→ TASK PROMPT
Identify every line in the records below that contains the word "this", and reproduce each one.

+-------+

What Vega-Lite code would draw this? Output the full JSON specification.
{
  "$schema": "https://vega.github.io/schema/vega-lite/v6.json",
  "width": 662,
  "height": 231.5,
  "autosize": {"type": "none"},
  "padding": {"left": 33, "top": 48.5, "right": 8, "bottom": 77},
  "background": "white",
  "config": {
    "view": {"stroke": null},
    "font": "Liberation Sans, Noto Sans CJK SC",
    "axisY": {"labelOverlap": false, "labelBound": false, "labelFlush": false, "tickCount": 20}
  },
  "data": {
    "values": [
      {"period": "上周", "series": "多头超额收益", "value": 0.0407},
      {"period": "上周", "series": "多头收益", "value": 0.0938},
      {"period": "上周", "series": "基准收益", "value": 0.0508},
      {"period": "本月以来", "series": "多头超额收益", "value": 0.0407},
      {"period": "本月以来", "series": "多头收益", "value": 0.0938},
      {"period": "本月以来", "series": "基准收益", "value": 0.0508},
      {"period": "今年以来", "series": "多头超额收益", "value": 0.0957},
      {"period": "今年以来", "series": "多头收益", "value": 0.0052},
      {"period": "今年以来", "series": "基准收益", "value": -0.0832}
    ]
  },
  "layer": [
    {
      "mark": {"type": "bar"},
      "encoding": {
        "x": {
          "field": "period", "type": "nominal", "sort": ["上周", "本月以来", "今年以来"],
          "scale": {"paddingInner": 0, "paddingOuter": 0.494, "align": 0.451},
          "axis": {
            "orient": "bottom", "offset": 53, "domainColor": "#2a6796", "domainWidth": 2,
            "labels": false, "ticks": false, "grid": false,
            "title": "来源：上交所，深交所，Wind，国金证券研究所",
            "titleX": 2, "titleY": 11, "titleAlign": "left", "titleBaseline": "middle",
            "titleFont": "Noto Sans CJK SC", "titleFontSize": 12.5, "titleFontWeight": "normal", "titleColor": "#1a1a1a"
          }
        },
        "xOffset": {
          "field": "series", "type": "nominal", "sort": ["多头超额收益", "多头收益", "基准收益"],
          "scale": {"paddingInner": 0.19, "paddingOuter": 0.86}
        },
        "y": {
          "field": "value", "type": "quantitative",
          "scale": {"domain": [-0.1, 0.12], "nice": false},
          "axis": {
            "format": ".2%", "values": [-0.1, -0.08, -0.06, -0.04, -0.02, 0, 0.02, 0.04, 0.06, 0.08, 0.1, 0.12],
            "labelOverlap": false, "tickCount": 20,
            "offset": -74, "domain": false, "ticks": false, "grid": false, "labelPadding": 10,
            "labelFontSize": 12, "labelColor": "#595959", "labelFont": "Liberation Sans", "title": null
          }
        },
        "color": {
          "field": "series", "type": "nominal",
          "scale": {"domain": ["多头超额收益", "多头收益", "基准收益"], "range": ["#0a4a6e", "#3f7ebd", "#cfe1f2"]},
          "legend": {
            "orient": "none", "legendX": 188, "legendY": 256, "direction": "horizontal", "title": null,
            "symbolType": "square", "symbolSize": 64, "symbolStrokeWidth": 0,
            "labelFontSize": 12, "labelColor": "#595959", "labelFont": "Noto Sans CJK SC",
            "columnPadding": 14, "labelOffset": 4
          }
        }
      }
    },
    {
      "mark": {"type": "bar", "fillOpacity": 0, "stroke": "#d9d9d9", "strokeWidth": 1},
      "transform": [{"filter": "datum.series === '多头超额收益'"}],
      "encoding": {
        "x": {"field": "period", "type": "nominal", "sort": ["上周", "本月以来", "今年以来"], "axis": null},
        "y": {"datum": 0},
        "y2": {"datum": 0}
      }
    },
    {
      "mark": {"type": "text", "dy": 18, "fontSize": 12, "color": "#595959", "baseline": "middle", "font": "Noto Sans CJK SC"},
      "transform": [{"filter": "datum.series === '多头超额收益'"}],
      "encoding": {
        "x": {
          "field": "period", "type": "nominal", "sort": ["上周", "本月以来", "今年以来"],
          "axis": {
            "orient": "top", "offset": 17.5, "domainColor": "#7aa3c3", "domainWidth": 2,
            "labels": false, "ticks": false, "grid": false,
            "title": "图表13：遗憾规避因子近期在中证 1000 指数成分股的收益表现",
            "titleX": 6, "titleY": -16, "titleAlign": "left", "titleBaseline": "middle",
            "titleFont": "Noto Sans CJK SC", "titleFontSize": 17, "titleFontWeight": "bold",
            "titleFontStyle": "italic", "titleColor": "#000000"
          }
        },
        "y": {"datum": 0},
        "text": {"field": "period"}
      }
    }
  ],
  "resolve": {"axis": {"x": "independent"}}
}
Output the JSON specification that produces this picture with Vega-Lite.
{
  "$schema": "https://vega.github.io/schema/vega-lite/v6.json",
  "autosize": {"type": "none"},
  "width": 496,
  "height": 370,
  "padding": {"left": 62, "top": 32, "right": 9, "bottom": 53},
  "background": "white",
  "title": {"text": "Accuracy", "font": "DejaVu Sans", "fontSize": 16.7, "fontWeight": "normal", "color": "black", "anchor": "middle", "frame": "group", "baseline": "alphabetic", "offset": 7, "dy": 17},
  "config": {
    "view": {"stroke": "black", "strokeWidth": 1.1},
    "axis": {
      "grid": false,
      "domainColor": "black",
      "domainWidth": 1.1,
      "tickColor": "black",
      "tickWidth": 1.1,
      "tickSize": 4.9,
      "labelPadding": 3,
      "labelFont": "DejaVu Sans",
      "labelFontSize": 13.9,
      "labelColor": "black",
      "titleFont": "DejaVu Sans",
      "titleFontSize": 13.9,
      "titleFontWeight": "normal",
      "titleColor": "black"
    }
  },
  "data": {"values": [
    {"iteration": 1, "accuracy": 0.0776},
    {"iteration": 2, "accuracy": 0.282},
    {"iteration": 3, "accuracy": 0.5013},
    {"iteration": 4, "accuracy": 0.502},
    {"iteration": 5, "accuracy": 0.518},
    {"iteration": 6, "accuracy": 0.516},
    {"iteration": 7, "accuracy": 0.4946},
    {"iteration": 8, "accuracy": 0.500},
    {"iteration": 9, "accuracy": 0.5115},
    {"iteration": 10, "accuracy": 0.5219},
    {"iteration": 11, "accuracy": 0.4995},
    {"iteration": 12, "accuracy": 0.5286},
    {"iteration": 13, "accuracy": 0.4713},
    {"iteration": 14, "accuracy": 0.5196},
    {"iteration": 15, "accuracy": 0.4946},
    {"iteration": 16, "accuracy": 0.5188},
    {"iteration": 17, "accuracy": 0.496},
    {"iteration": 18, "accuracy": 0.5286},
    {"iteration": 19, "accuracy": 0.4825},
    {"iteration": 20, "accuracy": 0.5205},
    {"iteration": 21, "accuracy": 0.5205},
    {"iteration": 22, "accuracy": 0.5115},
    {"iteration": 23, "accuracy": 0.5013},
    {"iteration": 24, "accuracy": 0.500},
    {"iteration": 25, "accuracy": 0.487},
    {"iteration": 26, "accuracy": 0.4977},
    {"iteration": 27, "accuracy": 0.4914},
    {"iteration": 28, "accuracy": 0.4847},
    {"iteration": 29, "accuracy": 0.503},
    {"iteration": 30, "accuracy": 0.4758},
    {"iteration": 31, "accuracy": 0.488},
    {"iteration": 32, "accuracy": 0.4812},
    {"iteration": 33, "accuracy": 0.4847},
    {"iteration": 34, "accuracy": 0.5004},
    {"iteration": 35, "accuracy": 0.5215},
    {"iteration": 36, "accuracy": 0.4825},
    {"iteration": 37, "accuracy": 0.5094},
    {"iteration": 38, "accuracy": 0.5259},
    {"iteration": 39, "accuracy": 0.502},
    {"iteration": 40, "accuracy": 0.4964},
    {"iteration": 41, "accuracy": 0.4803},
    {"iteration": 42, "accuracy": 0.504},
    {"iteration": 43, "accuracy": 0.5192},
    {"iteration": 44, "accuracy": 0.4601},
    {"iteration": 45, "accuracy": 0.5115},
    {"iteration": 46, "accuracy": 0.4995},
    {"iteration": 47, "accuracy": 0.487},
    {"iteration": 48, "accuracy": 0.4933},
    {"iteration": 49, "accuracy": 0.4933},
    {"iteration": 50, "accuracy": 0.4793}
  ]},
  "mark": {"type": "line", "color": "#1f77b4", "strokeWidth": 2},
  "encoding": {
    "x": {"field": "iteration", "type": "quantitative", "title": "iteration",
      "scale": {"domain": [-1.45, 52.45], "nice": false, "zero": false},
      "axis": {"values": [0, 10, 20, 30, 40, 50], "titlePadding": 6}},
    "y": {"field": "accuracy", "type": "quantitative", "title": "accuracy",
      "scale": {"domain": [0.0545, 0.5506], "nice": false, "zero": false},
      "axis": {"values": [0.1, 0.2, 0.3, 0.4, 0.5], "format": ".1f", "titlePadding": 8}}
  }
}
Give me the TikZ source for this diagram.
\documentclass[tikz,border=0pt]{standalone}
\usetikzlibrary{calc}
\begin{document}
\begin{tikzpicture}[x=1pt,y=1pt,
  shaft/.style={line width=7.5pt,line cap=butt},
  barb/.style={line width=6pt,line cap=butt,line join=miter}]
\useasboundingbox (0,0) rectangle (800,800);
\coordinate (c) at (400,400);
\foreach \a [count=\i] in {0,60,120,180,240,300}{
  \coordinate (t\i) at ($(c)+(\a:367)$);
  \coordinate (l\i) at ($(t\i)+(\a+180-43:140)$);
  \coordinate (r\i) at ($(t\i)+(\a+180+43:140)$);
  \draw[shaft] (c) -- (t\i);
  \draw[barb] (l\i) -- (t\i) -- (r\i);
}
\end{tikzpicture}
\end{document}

+-------+

→ TASK RESULT
What Vega-Lite code would draw this? Output the full JSON specification.
Output the JSON specification that produces this picture with Vega-Lite.
Give me the TikZ source for this diagram.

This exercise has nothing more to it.